Quando si tratta di proteggere informazioni confidenziali, un NDA serve a tutte le parti coinvolte. Consideriamo un esempio frequente nella pratica: la società A vorrebbe acquisire la società B.

In questo caso, un NDA, da un lato, tutela la società A che prima di acquistare a “scatola chiusa” ha necessità di conoscere il più approfonditamente possibile l’attività, la struttura e il business della società B.

Dall’altro, però, lo stesso NDA protegge anche la società B. Questa, infatti, durante la fase di trattative deve necessariamente condividere alcune informazioni riservate sulla propria struttura e sul proprio business con il potenziale compratore A (spesso un concorrente) e, per questo, ha l’esigenza di garantirsi contro l’indebito uso di tali informazioni in caso di esito negativo delle trattative.

Un NDA, quindi, ha lo scopo di difendere il rispettivo know-how delle parti coinvolte.

Cosa non deve contenere un NDA

Ogni contratto, per svolgere correttamente la propria funzione, deve contenere solo le clausole realmente necessarie allo scopo perseguito. Inserire tutte le clausole possibili non solo è inutile, ma può risultare controproducente, creare confusione e addirittura produrre effetti opposti rispetto a quelli voluti.

Inserire troppe clausole, magari prese da modelli trovati in rete o copiate da altri contratti, spesso non è la soluzione migliore: un contratto per funzionare deve essere chiaro, mirato e costruito su misura della situazione concreta.

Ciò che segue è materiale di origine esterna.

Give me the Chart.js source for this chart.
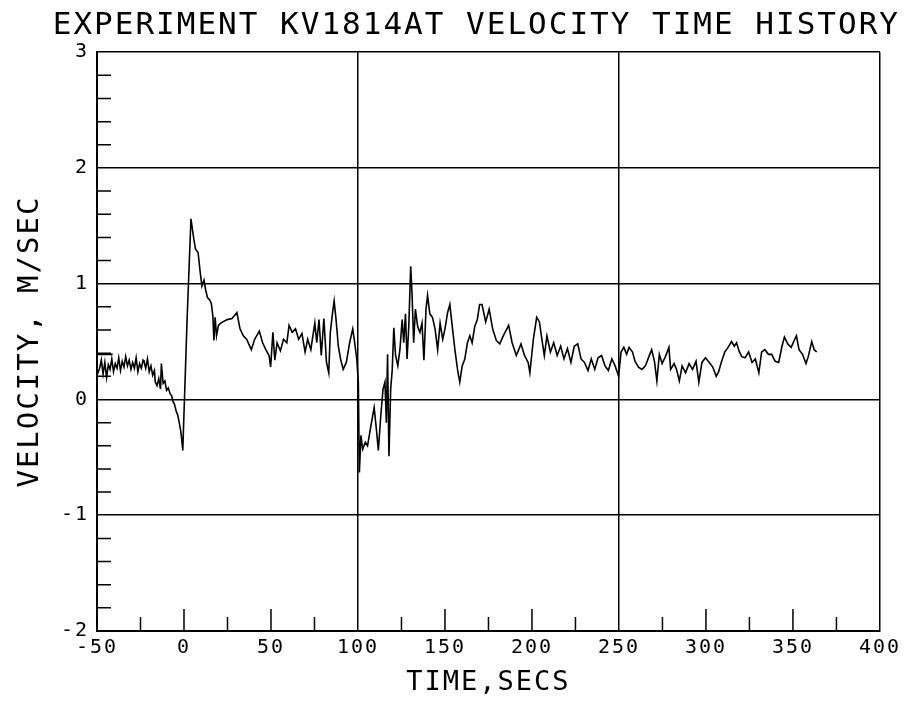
<!DOCTYPE html>
<html lang="en">
<head>
<meta charset="UTF-8" />
<title>KV1814AT Velocity Time History</title>
<script src="https://cdn.jsdelivr.net/npm/chart.js@4.4.1/dist/chart.umd.min.js"></script>
<style>
  html, body { margin:0; padding:0; background:#ffffff; }
  #v_chart { display:block; }
</style>
</head>
<body>
<canvas id="v_chart" width="906" height="705"></canvas>

<script>
// time history (secs, m/sec)
const timeSecs = [
  -41, -50, -50, -48.5, -47.5, -46.5, -45.5, -44.5, -43.5, -42.5, -41.5, -40.5, -39.5, -38.5, -37.5, -36.5, -35.5,
  -34.5, -33.5, -32.5, -31.5, -30.5, -29.5, -28.5, -27.5, -26.5, -25.5, -24.5, -23.5, -23, -22, -21, -20, -19,
  -18, -17, -16.5, -15.5, -14.5, -13.5, -13, -12, -11, -10, -9, -8, -7, -6.5, -5.5, -4.5, -3.5, -2.5, -1.8, -1.2,
  -0.7, 1.8, 4, 5.7, 6.6, 8.1, 9.3, 10.3, 11.5, 12.4, 13.5, 14.8, 15.7, 16.6, 17.2, 17.9, 18.7, 19.8, 21.1,
  24.8, 27.6, 30.4, 32.2, 34.1, 36, 38.7, 40.6, 43.3, 45.2, 47, 48.9, 49.8, 51.1, 52.2, 53.5, 55.4, 57.2, 59.1,
  60.4, 62.2, 64.1, 65.9, 67.8, 69.6, 71.1, 72.9, 75.2, 76.3, 77.6, 78.9, 80.4, 81.9, 83.2, 84.1, 85.4, 86.3,
  87.4, 88.7, 90, 91.5, 93.3, 95.2, 97, 98.1, 99.3, 100.2, 100.8, 101.7, 102.7, 104.2, 105.5, 107.4, 109.3,
  110.6, 111.7, 113.1, 114.4, 115.5, 116.3, 117, 117.8, 118.8, 119.7, 120.6, 121.6, 122.9, 124.1, 125.4, 126.3,
  127.3, 128.2, 129.2, 130.3, 131.1, 132, 133, 134.3, 135.6, 136.8, 137.9, 139.1, 140, 141.3, 142.8, 144.3,
  145.8, 147.2, 148.7, 150, 151.5, 152.8, 154.2, 155.7, 157.2, 158.5, 159.9, 161.4, 162.9, 164.3, 165.6, 167.1,
  168.6, 169.9, 171.3, 173.4, 175.4, 177.4, 179.5, 181.5, 183.5, 186.6, 188.6, 191, 193.7, 195.7, 197.8, 198.8,
  200.8, 202.7, 204.3, 205.7, 207.1, 208.6, 210.6, 212.5, 214.5, 216.5, 218.4, 220.4, 222.4, 224.3, 226.3,
  228.2, 230.2, 232.2, 234.1, 236.1, 238, 240, 242, 243.9, 245.9, 247.8, 249.8, 251.2, 252.8, 254.4, 255.8,
  257.8, 259.2, 261.2, 263.2, 265.2, 267.2, 268.8, 270.4, 271.8, 273.2, 274.8, 276.7, 278.7, 279.7, 281.7,
  283.1, 284.7, 286.3, 288.3, 290.3, 292.3, 294.3, 295.9, 297.7, 299.7, 301.9, 303.9, 305.9, 307.3, 308.8,
  310.8, 312.7, 314.7, 316.3, 317.6, 319, 320.6, 322.5, 324.5, 326.5, 328.4, 330.4, 332, 333.9, 335.9, 337.8,
  339.8, 341.8, 343.7, 345.1, 347, 349, 351, 352, 353.5, 355.5, 357.5, 358.8, 360.8, 362.2, 363.7
];
const velocity = [
  0.39, 0.39, 0.21, 0.27, 0.34, 0.22, 0.32, 0.19, 0.30, 0.26, 0.35, 0.24, 0.31, 0.27, 0.36, 0.25, 0.33,
  0.28, 0.37, 0.29, 0.34, 0.26, 0.32, 0.27, 0.36, 0.24, 0.31, 0.27, 0.34, 0.33, 0.27, 0.35, 0.24, 0.29,
  0.21, 0.25, 0.15, 0.12, 0.18, 0.09, 0.31, 0.14, 0.16, 0.08, 0.10, 0.05, 0.03, -0.01, -0.04, -0.10, -0.14, -0.22, -0.28, -0.36,
  -0.44, 0.70, 1.56, 1.38, 1.30, 1.27, 1.10, 0.98, 1.03, 0.95, 0.88, 0.86, 0.83, 0.72, 0.51, 0.71, 0.55, 0.64, 0.66,
  0.69, 0.70, 0.75, 0.61, 0.55, 0.52, 0.43, 0.52, 0.59, 0.49, 0.43, 0.38, 0.28, 0.58, 0.34, 0.49, 0.42, 0.52, 0.49,
  0.64, 0.58, 0.61, 0.52, 0.57, 0.41, 0.52, 0.43, 0.66, 0.49, 0.69, 0.38, 0.70, 0.32, 0.23, 0.58, 0.75, 0.85,
  0.69, 0.46, 0.35, 0.26, 0.32, 0.49, 0.61, 0.49, 0.35, 0.15, -0.63, -0.31, -0.43, -0.37, -0.40, -0.23, -0.07,
  -0.26, -0.44, -0.14, 0.09, 0.15, -0.20, 0.39, -0.49, 0.09, 0.26, 0.62, 0.38, 0.29, 0.43, 0.69, 0.49,
  0.74, 0.35, 0.63, 1.15, 0.90, 0.49, 0.78, 0.63, 0.58, 0.66, 0.34, 0.78, 0.90, 0.74, 0.71, 0.61,
  0.43, 0.66, 0.52, 0.61, 0.75, 0.82, 0.63, 0.43, 0.26, 0.15, 0.29, 0.35, 0.49, 0.55, 0.49, 0.63,
  0.69, 0.82, 0.82, 0.67, 0.78, 0.61, 0.51, 0.48, 0.55, 0.64, 0.49, 0.38, 0.48, 0.38, 0.32, 0.23,
  0.52, 0.71, 0.67, 0.52, 0.38, 0.55, 0.41, 0.49, 0.38, 0.46, 0.35, 0.44, 0.32, 0.46, 0.48,
  0.35, 0.32, 0.25, 0.35, 0.26, 0.36, 0.38, 0.29, 0.25, 0.35, 0.29, 0.20, 0.41, 0.45, 0.39, 0.45,
  0.41, 0.33, 0.28, 0.26, 0.29, 0.37, 0.43, 0.33, 0.16, 0.39, 0.31, 0.37, 0.45, 0.26, 0.31,
  0.26, 0.16, 0.29, 0.23, 0.31, 0.26, 0.33, 0.15, 0.32, 0.36, 0.32, 0.28, 0.20, 0.24, 0.32,
  0.41, 0.45, 0.50, 0.46, 0.49, 0.42, 0.37, 0.36, 0.41, 0.32, 0.35, 0.23, 0.41, 0.43, 0.39, 0.39,
  0.33, 0.32, 0.46, 0.54, 0.48, 0.45, 0.52, 0.55, 0.43, 0.39, 0.31, 0.37, 0.50, 0.43, 0.41
];

// axis marks
const xFullLines = [-50, 100, 250, 400];
const xInnerTicks = [-25, 0, 25, 50, 75, 125, 150, 175, 200, 225, 275, 300, 325, 350, 375];
const yInnerTicks = [-1.8, -1.6, -1.4, -1.2, -0.8, -0.6, -0.4, -0.2, 0.2, 0.4, 0.6, 0.8,
                     1.2, 1.4, 1.6, 1.8, 2.2, 2.4, 2.6, 2.8];

const FONT = "'DejaVu Sans Mono', monospace";
const LETTER_SP = '2px';

let vChart = document.getElementById('v_chart');

// pen-plotter look: wide lettering + short ticks drawn inside the frame
const plotterLook = {
	id: 'plotterLook',
	beforeLayout(chart) { chart.ctx.letterSpacing = LETTER_SP; },
	beforeDraw(chart) { chart.ctx.letterSpacing = LETTER_SP; },
	afterDraw(chart) {
		const ctx = chart.ctx;
		const a = chart.chartArea;
		const xs = chart.scales.x, ys = chart.scales.y;
		ctx.save();
		ctx.strokeStyle = '#000';
		ctx.lineWidth = 1.5;
		ctx.beginPath();
		xInnerTicks.forEach(v => {
			const px = xs.getPixelForValue(v);
			ctx.moveTo(px, a.bottom);
			ctx.lineTo(px, a.bottom - (v % 50 === 0 ? 22 : 14));
		});
		yInnerTicks.forEach(v => {
			const py = ys.getPixelForValue(v);
			ctx.moveTo(a.left, py);
			ctx.lineTo(a.left + 14, py);
		});
		ctx.stroke();
		ctx.restore();
	}
};

let vdata = {
	datasets: [{
		label: 'KV1814AT',
		data: timeSecs.map((t, i) => ({x: t, y: velocity[i]})),
		borderColor: '#000',
		borderWidth: 1.6,
		pointRadius: 0,
		tension: 0,
		fill: false
	}]
};

let voptions = {
	responsive: false,
	animation: false,
	events: [],
	layout: {padding: {left: 0, right: 6, top: 0, bottom: 0}},
	scales: {
		x: {
			type: 'linear', min: -50, max: 400,
			afterFit: s => { s.height = 74; },
			grid: {
				drawTicks: false,
				lineWidth: 1.5,
				color: c => (c.tick && xFullLines.includes(c.tick.value)) ? '#000' : 'rgba(0,0,0,0)'
			},
			border: {display: true, color: '#000', width: 2},
			ticks: {stepSize: 50, autoSkip: false, maxRotation: 0, padding: 5, color: '#000',
				font: {family: FONT, size: 20}},
			title: {display: true, text: 'TIME,SECS', color: '#000', padding: {top: 0, bottom: 6},
				font: {family: FONT, size: 27}}
		},
		y: {
			type: 'linear', min: -2, max: 3,
			afterFit: s => { s.width = 97; },
			grid: {drawTicks: false, lineWidth: 1.5, color: '#000'},
			border: {display: true, color: '#000', width: 2},
			ticks: {stepSize: 1, padding: 8, color: '#000', font: {family: FONT, size: 20}},
			title: {display: true, text: 'VELOCITY, M/SEC', color: '#000', padding: {top: 13, bottom: 0},
				font: {family: FONT, size: 29}}
		},
		pad: {
			type: 'linear', position: 'right',
			afterFit: s => { s.width = 18; },
			grid: {display: false}, border: {display: false}, ticks: {display: false}
		}
	},
	plugins: {
		legend: {display: false},
		tooltip: {enabled: false},
		title: {
			display: true,
			text: 'EXPERIMENT KV1814AT VELOCITY TIME HISTORY',
			align: 'end',
			color: '#000',
			font: {family: FONT, size: 31, weight: 'normal'},
			padding: {top: 7, bottom: 8}
		}
	}
};

let vmChart = new Chart(vChart, {
	type: 'line',
	data: vdata,
	options: voptions,
	plugins: [plotterLook]
});
</script>
</body>
</html>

Perché sia efficace un NDA, oltre a dire, deve anche non dire.

Così vanno evitate:

  • espressioni vaghe o generali (come ad esempio, sono riservate “tutte le informazioni di qualsiasi tipo” o “ogni informazione comunque appresa nel corso delle trattative“) che rendono l’NDA indeterminato, esponendo a eccezioni di nullità o inefficacia e, alla fine, indebolendo la prova della riservatezza;
  • divieti che equivalgono a un patto di non concorrenza mascherato, come, ad esempio, divieti assoluto di operare nel settore, limiti territoriali o temporali sproporzionati od obblighi di esclusiva non dichiarati come tali. Si tratta di divieti a rischio di nullità;
  • obblighi di riservatezza a tempo indeterminato o di durata irragionevole, senza collegamento al valore delle informazioni;
  • penali manifestamente sproporzionate in caso di violazione della riservatezza (per un approfondimento sulle caratteristiche della penale, potete leggere questo approfondimento).

Un NDA, però, deve anche escludere dalla riservatezza le informazioni già note o pubbliche, quelle acquisite lecitamente da terzi o sviluppate autonomamente e tutti i casi in cui la divulgazione è imposta da obblighi di legge o per ordine dell’autorità.
Anche senza queste eccezioni, l’NDA è facilmente attaccabile.

Quanto costa un NDA?

Il costo di un NDA dipende da quanto valgono davvero le informazioni che si vogliono proteggere.
Un NDA non è un modulo da pochi euro scaricato online ma è, piuttosto, una polizza sul valore dei tuoi dati, delle tue idee, delle tue strategie.

Il costo di un NDA varia in base a diversi fattori, ad esempio:

  • chi sono le parti coinvolte (startup, PMI, multinazionale, investitori, privati, ecc.)
  • che tipo di informazioni devono restare riservate (know-how, dati clienti, codice, strategie commerciali, ecc.)
  • che tipo di operazione si vuole tutelare (partnership strategiche, trattative commerciali o altro?
  • quanto è esteso l’ambito di utilizzo delle informazioni

La vera domanda non è “quanto costa un NDA?” ma quanto ti costerebbe non averlo (o averlo scritto male)?

Perché un NDA fatto male non protegge come dovrebbe ed è difficile da far valere in giudizio.  Un NDA fatto bene, invece, chiarisce subito i confini, previene i conflitti e, soprattutto, tutela il valore economico delle informazioni.

Il costo di un NDA è sempre proporzionato al valore di ciò che stai proteggendo e, spesso, è uno degli investimenti legali con il miglior rapporto costo/beneficio.